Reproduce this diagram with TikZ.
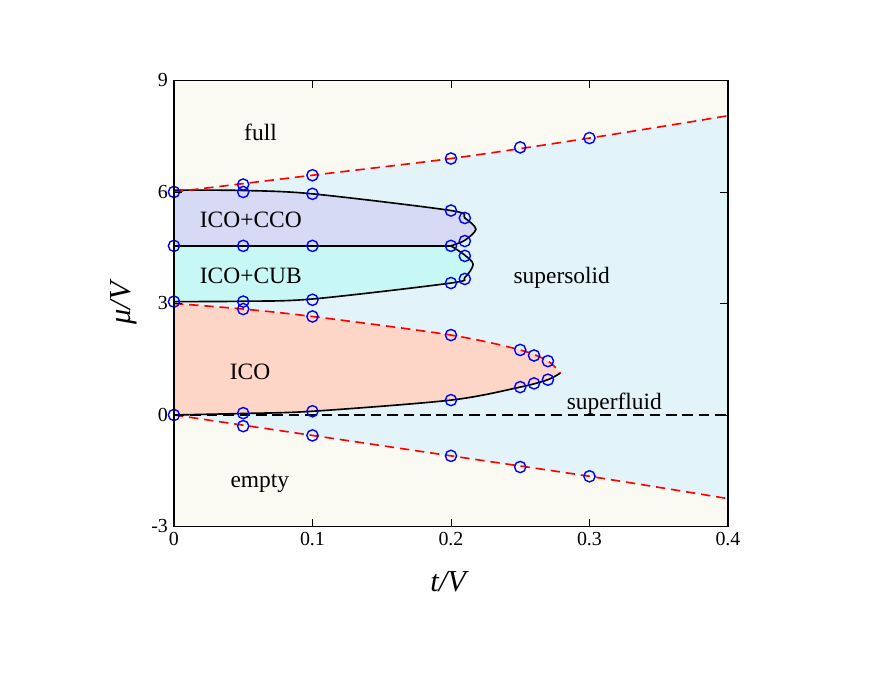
\documentclass[tikz,border=0pt]{standalone}
\usepackage{fontspec}
\setmainfont{Liberation Serif}
\usetikzlibrary{arrows.meta}
\definecolor{bgpale}{HTML}{FAFAF2}
\definecolor{ssblue}{HTML}{E2F4FA}
\definecolor{ccocol}{HTML}{D6DAF5}
\definecolor{cubcol}{HTML}{C8F8F5}
\definecolor{icocol}{HTML}{FDD6C7}
\tikzset{
  bound/.style={line width=1.4pt,black},
  redline/.style={line width=1.4pt,red,dash pattern=on 8pt off 5pt},
  datapt/.style={blue,line width=1.2pt},
  lbl/.style={font=\fontsize{20}{22}\selectfont},
  ticklbl/.style={font=\fontsize{17}{19}\selectfont,inner sep=5pt}
}
\begin{document}
\begin{tikzpicture}[x=41.55cm,y=1.115cm]
  \useasboundingbox (-0.1256,-6.968) rectangle (0.504,11.165);
  % frame background
  \fill[bgpale] (0,-3) rectangle (0.4,9);
  % supersolid and superfluid
  \fill[ssblue] plot[smooth] coordinates {(0,6) (0.1,6.45) (0.2,6.9) (0.3,7.45) (0.4,8.05)}
    -- (0.4,-2.25) -- plot[smooth] coordinates {(0.3,-1.65) (0.2,-1.1) (0.1,-0.55) (0,0)} -- cycle;
  % ICO lobe
  \fill[icocol] plot[smooth] coordinates {(0,3.0) (0.05,2.85) (0.1,2.65) (0.2,2.15) (0.25,1.75) (0.27,1.45) (0.279,1.13)}
    -- plot[smooth] coordinates {(0.279,1.13) (0.27,0.95) (0.25,0.75) (0.2,0.4) (0.1,0.1) (0.05,0.04) (0,0)} -- cycle;
  % ICO+CCO
  \fill[ccocol] plot[smooth] coordinates {(0,6.05) (0.05,6.04) (0.1,5.95) (0.2,5.5) (0.21,5.3) (0.218,5.0) (0.21,4.7) (0.2,4.55)} -- (0,4.55) -- cycle;
  % ICO+CUB
  \fill[cubcol] plot[smooth] coordinates {(0.2,4.55) (0.21,4.3) (0.216,4.05) (0.21,3.7) (0.2,3.55) (0.1,3.12) (0.05,3.06) (0,3.05)} -- (0,4.55) -- cycle;
  % boundaries
  \draw[bound] plot[smooth] coordinates {(0,6.05) (0.05,6.04) (0.1,5.95) (0.2,5.5) (0.21,5.3) (0.218,5.0) (0.21,4.7) (0.2,4.55)};
  \draw[bound] plot[smooth] coordinates {(0.2,4.55) (0.21,4.3) (0.216,4.05) (0.21,3.7) (0.2,3.55) (0.1,3.12) (0.05,3.06) (0,3.05)};
  \draw[bound] (0,4.55) -- (0.2,4.55);
  \draw[bound] plot[smooth] coordinates {(0.279,1.13) (0.27,0.95) (0.25,0.75) (0.2,0.4) (0.1,0.1) (0.05,0.04) (0,0)};
  \draw[redline] plot[smooth] coordinates {(0,3.0) (0.05,2.85) (0.1,2.65) (0.2,2.15) (0.25,1.75) (0.27,1.45) (0.279,1.13)};
  \draw[redline] plot[smooth] coordinates {(0,6) (0.1,6.45) (0.2,6.9) (0.3,7.45) (0.4,8.05)};
  \draw[redline] plot[smooth] coordinates {(0,0) (0.1,-0.55) (0.2,-1.1) (0.3,-1.65) (0.4,-2.25)};
  \draw[line width=1.2pt,dash pattern=on 9pt off 5pt] (0,0) -- (0.4,0);
  % data points
  \foreach \t/\m in {0/6,0/4.55,0/3.05,0/0,
    0.05/6.2,0.05/6.0,0.05/4.55,0.05/3.05,0.05/2.85,0.05/0.05,0.05/-0.3,
    0.1/6.45,0.1/5.95,0.1/4.55,0.1/3.1,0.1/2.65,0.1/0.1,0.1/-0.55,
    0.2/6.9,0.2/5.5,0.2/4.55,0.2/3.55,0.2/2.15,0.2/0.4,0.2/-1.1,
    0.21/5.3,0.21/4.68,0.21/4.28,0.21/3.66,
    0.25/7.2,0.25/1.75,0.25/0.75,0.25/-1.4,0.26/1.6,0.26/0.85,
    0.27/1.45,0.27/0.95,0.3/7.45,0.3/-1.65}
    \draw[datapt] (\t,\m) circle (4.8pt);
  % frame and ticks
  \draw[line width=1.2pt] (0,-3) rectangle (0.4,9);
  \foreach \v in {-3,0,3,6,9} {
    \draw (0,\v) -- ++(0.006,0);
    \draw (0.4,\v) -- ++(-0.006,0);
    \node[ticklbl,left] at (0,\v) {\v};
  }
  \foreach \v in {0,0.1,0.2,0.3,0.4} {
    \draw (\v,-3) -- ++(0,0.2);
    \draw (\v,9) -- ++(0,-0.2);
    \node[ticklbl,below] at (\v,-3) {\v};
  }
  % axis labels
  \node[font=\fontsize{26}{28}\selectfont\itshape,rotate=90] at (-0.036,3) {μ/V};
  \node[font=\fontsize{26}{28}\selectfont\itshape] at (0.198,-4.48) {t/V};
  % phase labels
  \node[lbl] at (0.0625,7.6) {full};
  \node[lbl] at (0.0555,5.25) {ICO+CCO};
  \node[lbl] at (0.0555,3.75) {ICO+CUB};
  \node[lbl] at (0.055,1.15) {ICO};
  \node[lbl] at (0.28,3.7) {supersolid};
  \node[lbl] at (0.318,0.3) {superfluid};
  \node[lbl] at (0.062,-1.85) {empty};
\end{tikzpicture}
\end{document}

### Requirements:
Reproduce every line exactly and omit all pictures.

### Exercise answer:
Reproduce this diagram with TikZ.
\documentclass[tikz,border=0pt]{standalone}
\usepackage{fontspec}
\setmainfont{Liberation Serif}
\usetikzlibrary{arrows.meta}
\definecolor{bgpale}{HTML}{FAFAF2}
\definecolor{ssblue}{HTML}{E2F4FA}
\definecolor{ccocol}{HTML}{D6DAF5}
\definecolor{cubcol}{HTML}{C8F8F5}
\definecolor{icocol}{HTML}{FDD6C7}
\tikzset{
  bound/.style={line width=1.4pt,black},
  redline/.style={line width=1.4pt,red,dash pattern=on 8pt off 5pt},
  datapt/.style={blue,line width=1.2pt},
  lbl/.style={font=\fontsize{20}{22}\selectfont},
  ticklbl/.style={font=\fontsize{17}{19}\selectfont,inner sep=5pt}
}
\begin{document}
\begin{tikzpicture}[x=41.55cm,y=1.115cm]
  \useasboundingbox (-0.1256,-6.968) rectangle (0.504,11.165);
  % frame background
  \fill[bgpale] (0,-3) rectangle (0.4,9);
  % supersolid and superfluid
  \fill[ssblue] plot[smooth] coordinates {(0,6) (0.1,6.45) (0.2,6.9) (0.3,7.45) (0.4,8.05)}
    -- (0.4,-2.25) -- plot[smooth] coordinates {(0.3,-1.65) (0.2,-1.1) (0.1,-0.55) (0,0)} -- cycle;
  % ICO lobe
  \fill[icocol] plot[smooth] coordinates {(0,3.0) (0.05,2.85) (0.1,2.65) (0.2,2.15) (0.25,1.75) (0.27,1.45) (0.279,1.13)}
    -- plot[smooth] coordinates {(0.279,1.13) (0.27,0.95) (0.25,0.75) (0.2,0.4) (0.1,0.1) (0.05,0.04) (0,0)} -- cycle;
  % ICO+CCO
  \fill[ccocol] plot[smooth] coordinates {(0,6.05) (0.05,6.04) (0.1,5.95) (0.2,5.5) (0.21,5.3) (0.218,5.0) (0.21,4.7) (0.2,4.55)} -- (0,4.55) -- cycle;
  % ICO+CUB
  \fill[cubcol] plot[smooth] coordinates {(0.2,4.55) (0.21,4.3) (0.216,4.05) (0.21,3.7) (0.2,3.55) (0.1,3.12) (0.05,3.06) (0,3.05)} -- (0,4.55) -- cycle;
  % boundaries
  \draw[bound] plot[smooth] coordinates {(0,6.05) (0.05,6.04) (0.1,5.95) (0.2,5.5) (0.21,5.3) (0.218,5.0) (0.21,4.7) (0.2,4.55)};
  \draw[bound] plot[smooth] coordinates {(0.2,4.55) (0.21,4.3) (0.216,4.05) (0.21,3.7) (0.2,3.55) (0.1,3.12) (0.05,3.06) (0,3.05)};
  \draw[bound] (0,4.55) -- (0.2,4.55);
  \draw[bound] plot[smooth] coordinates {(0.279,1.13) (0.27,0.95) (0.25,0.75) (0.2,0.4) (0.1,0.1) (0.05,0.04) (0,0)};
  \draw[redline] plot[smooth] coordinates {(0,3.0) (0.05,2.85) (0.1,2.65) (0.2,2.15) (0.25,1.75) (0.27,1.45) (0.279,1.13)};
  \draw[redline] plot[smooth] coordinates {(0,6) (0.1,6.45) (0.2,6.9) (0.3,7.45) (0.4,8.05)};
  \draw[redline] plot[smooth] coordinates {(0,0) (0.1,-0.55) (0.2,-1.1) (0.3,-1.65) (0.4,-2.25)};
  \draw[line width=1.2pt,dash pattern=on 9pt off 5pt] (0,0) -- (0.4,0);
  % data points
  \foreach \t/\m in {0/6,0/4.55,0/3.05,0/0,
    0.05/6.2,0.05/6.0,0.05/4.55,0.05/3.05,0.05/2.85,0.05/0.05,0.05/-0.3,
    0.1/6.45,0.1/5.95,0.1/4.55,0.1/3.1,0.1/2.65,0.1/0.1,0.1/-0.55,
    0.2/6.9,0.2/5.5,0.2/4.55,0.2/3.55,0.2/2.15,0.2/0.4,0.2/-1.1,
    0.21/5.3,0.21/4.68,0.21/4.28,0.21/3.66,
    0.25/7.2,0.25/1.75,0.25/0.75,0.25/-1.4,0.26/1.6,0.26/0.85,
    0.27/1.45,0.27/0.95,0.3/7.45,0.3/-1.65}
    \draw[datapt] (\t,\m) circle (4.8pt);
  % frame and ticks
  \draw[line width=1.2pt] (0,-3) rectangle (0.4,9);
  \foreach \v in {-3,0,3,6,9} {
    \draw (0,\v) -- ++(0.006,0);
    \draw (0.4,\v) -- ++(-0.006,0);
    \node[ticklbl,left] at (0,\v) {\v};
  }
  \foreach \v in {0,0.1,0.2,0.3,0.4} {
    \draw (\v,-3) -- ++(0,0.2);
    \draw (\v,9) -- ++(0,-0.2);
    \node[ticklbl,below] at (\v,-3) {\v};
  }
  % axis labels
  \node[font=\fontsize{26}{28}\selectfont\itshape,rotate=90] at (-0.036,3) {μ/V};
  \node[font=\fontsize{26}{28}\selectfont\itshape] at (0.198,-4.48) {t/V};
  % phase labels
  \node[lbl] at (0.0625,7.6) {full};
  \node[lbl] at (0.0555,5.25) {ICO+CCO};
  \node[lbl] at (0.0555,3.75) {ICO+CUB};
  \node[lbl] at (0.055,1.15) {ICO};
  \node[lbl] at (0.28,3.7) {supersolid};
  \node[lbl] at (0.318,0.3) {superfluid};
  \node[lbl] at (0.062,-1.85) {empty};
\end{tikzpicture}
\end{document}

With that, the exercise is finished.